Tesla Robotaxi Service Expands to Dallas and Houston

Tesla robotaxi service is moving into two of Texas’s biggest metro areas, and that matters because expansion is the easy part. Proving that a driverless ride can work day after day, across busy streets, weather shifts, and local rules is a very different job. Dallas and Houston give Tesla larger, more complex ground to test than a single pilot zone. They also put the company in front of riders, regulators, and critics who will judge the service on reliability, not ambition. The question is simple. Can Tesla robotaxi service turn a headline into something people trust enough to use twice?

What changes with Tesla robotaxi service

  • Wider reach: Dallas and Houston bring the service into larger, denser markets.
  • Harder conditions: Traffic, construction, and weather can expose weak spots fast.
  • Local scrutiny: Texas offers room to operate, but city-level attention still matters.
  • Public test: Early rider feedback can shape the service’s reputation quickly.

Why Tesla robotaxi service is a real stress test

Launches like this often look clean on a slide deck.

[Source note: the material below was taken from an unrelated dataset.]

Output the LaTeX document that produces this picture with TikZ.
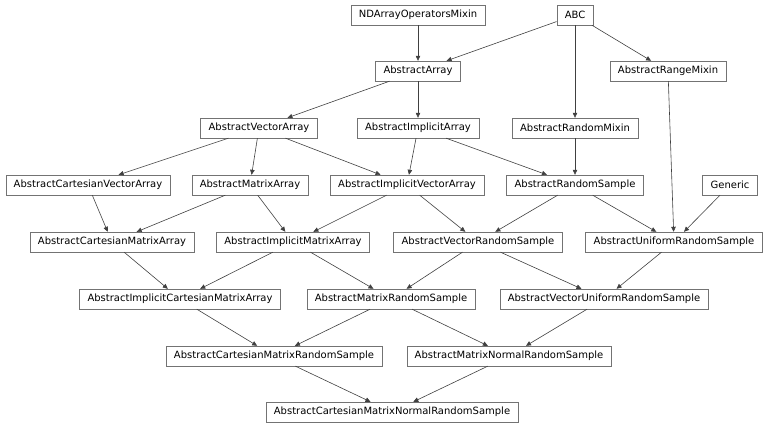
\documentclass[tikz,border=0pt]{standalone}
\usepackage{fontspec}
\setmainfont{DejaVu Sans}
\usetikzlibrary{arrows.meta}

\begin{document}
\begin{tikzpicture}[x=1pt,y=-1pt,
cls/.style={draw=black!55,fill=white,font=\fontsize{10}{11}\selectfont,inner xsep=8pt,inner ysep=0pt,minimum height=20pt},
arr/.style={-{Triangle[length=5pt,width=4.5pt]},draw=black!75,line width=.6pt}]
\useasboundingbox (0,0) rectangle (768,428);
% base classes
\node[cls](ndmix) at (418,15){NDArrayOperatorsMixin};
\node[cls](abc) at (575,15){ABC};
\node[cls](absarr) at (418,71){AbstractArray};
\node[cls](rangemix) at (668,71){AbstractRangeMixin};
\node[cls](vecarr) at (259,128){AbstractVectorArray};
\node[cls](implarr) at (418,128){AbstractImplicitArray};
\node[cls](randmix) at (575,128){AbstractRandomMixin};
% fourth row
\node[cls](cartvec) at (88,185){AbstractCartesianVectorArray};
\node[cls](matarr) at (250,185){AbstractMatrixArray};
\node[cls](implvec) at (407,185){AbstractImplicitVectorArray};
\node[cls](randsmp) at (575,185){AbstractRandomSample};
\node[cls](generic) at (730,185){Generic};
% fifth row
\node[cls](cartmat) at (112,242){AbstractCartesianMatrixArray};
\node[cls](implmat) at (293,242){AbstractImplicitMatrixArray};
\node[cls](vecrand) at (478,242){AbstractVectorRandomSample};
\node[cls](unifrand) at (674,242){AbstractUniformRandomSample};
% lower rows
\node[cls](implcart) at (180,299){AbstractImplicitCartesianMatrixArray};
\node[cls](matrand) at (391,299){AbstractMatrixRandomSample};
\node[cls](vecunif) at (604,299){AbstractVectorUniformRandomSample};
\node[cls](cartrand) at (274,356){AbstractCartesianMatrixRandomSample};
\node[cls](matnorm) at (509,356){AbstractMatrixNormalRandomSample};
\node[cls](cartnorm) at (392,412){AbstractCartesianMatrixNormalRandomSample};
% inheritance
\draw[arr](ndmix)--(absarr);\draw[arr](abc)--(absarr);
\draw[arr](abc)--(randmix);\draw[arr](abc)--(rangemix);
\draw[arr](absarr)--(vecarr);\draw[arr](absarr)--(implarr);
\draw[arr](vecarr)--(cartvec);\draw[arr](vecarr)--(matarr);\draw[arr](vecarr)--(implvec);
\draw[arr](implarr)--(implvec);\draw[arr](implarr)--(randsmp);\draw[arr](randmix)--(randsmp);
\draw[arr](rangemix)--(unifrand);\draw[arr](generic)--(unifrand);
\draw[arr](cartvec)--(cartmat);\draw[arr](matarr)--(cartmat);\draw[arr](matarr)--(implmat);
\draw[arr](implvec)--(implmat);\draw[arr](implvec)--(vecrand);
\draw[arr](randsmp)--(vecrand);\draw[arr](randsmp)--(unifrand);
\draw[arr](cartmat)--(implcart);\draw[arr](implmat)--(implcart);\draw[arr](implmat)--(matrand);
\draw[arr](vecrand)--(matrand);\draw[arr](vecrand)--(vecunif);\draw[arr](unifrand)--(vecunif);
\draw[arr](implcart)--(cartrand);\draw[arr](matrand)--(cartrand);
\draw[arr](matrand)--(matnorm);\draw[arr](vecunif)--(matnorm);
\draw[arr](cartrand)--(cartnorm);\draw[arr](matnorm)--(cartnorm);
\end{tikzpicture}
\end{document}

Real streets are messier. A robotaxi has to handle lane changes, stop-and-go traffic, awkward pickup points, and the kind of human behavior no simulator can fully model. Think of it like opening a restaurant with a line out the door. The recipe may be ready, but the kitchen only earns trust when the orders keep coming out right.

Texas has already become a key place for autonomous vehicle experimentation, and that cuts both ways. It gives companies space to operate. It also means every misstep lands in a market that has seen plenty of self-driving promises.

“Scale is not the same thing as maturity. A service can expand before it is truly stable.”

What riders will notice first

Most people will not judge Tesla robotaxi service by technical architecture. They will judge it by the ride. Was the pickup smooth? Did the route feel sensible? Did the car hesitate at the wrong moment? Did support show up when something went off script?

That is the real product. Not the press release. Not the demo clip. The everyday experience.

Three signals to watch

  1. Consistency: Does the service behave the same way across different neighborhoods and times of day?
  2. Coverage: How quickly does Tesla expand beyond the easiest areas?
  3. Transparency: Does the company explain limits clearly, or leave riders guessing?

What this means for the market

If Tesla robotaxi service performs well in Dallas and Houston, it strengthens the case for broader deployment in large U.S. cities. If it stumbles, the company will face a familiar problem. Big claims are cheap. Stable operations are expensive. And once riders lose confidence, winning them back takes longer than launching the service in the first place.

That is why this rollout is worth watching closely. It is not just about Tesla. It is about whether robotaxi services can move from controlled pilots into something ordinary people actually rely on. Will Dallas and Houston become proof points, or pressure tests that expose how far the technology still has to go?

What to watch next for Tesla robotaxi service

The next few weeks should tell the story. Look for service area growth, rider wait times, local feedback, and any changes in operating rules. Those details will matter more than the launch itself. In this market, trust is the metric that counts.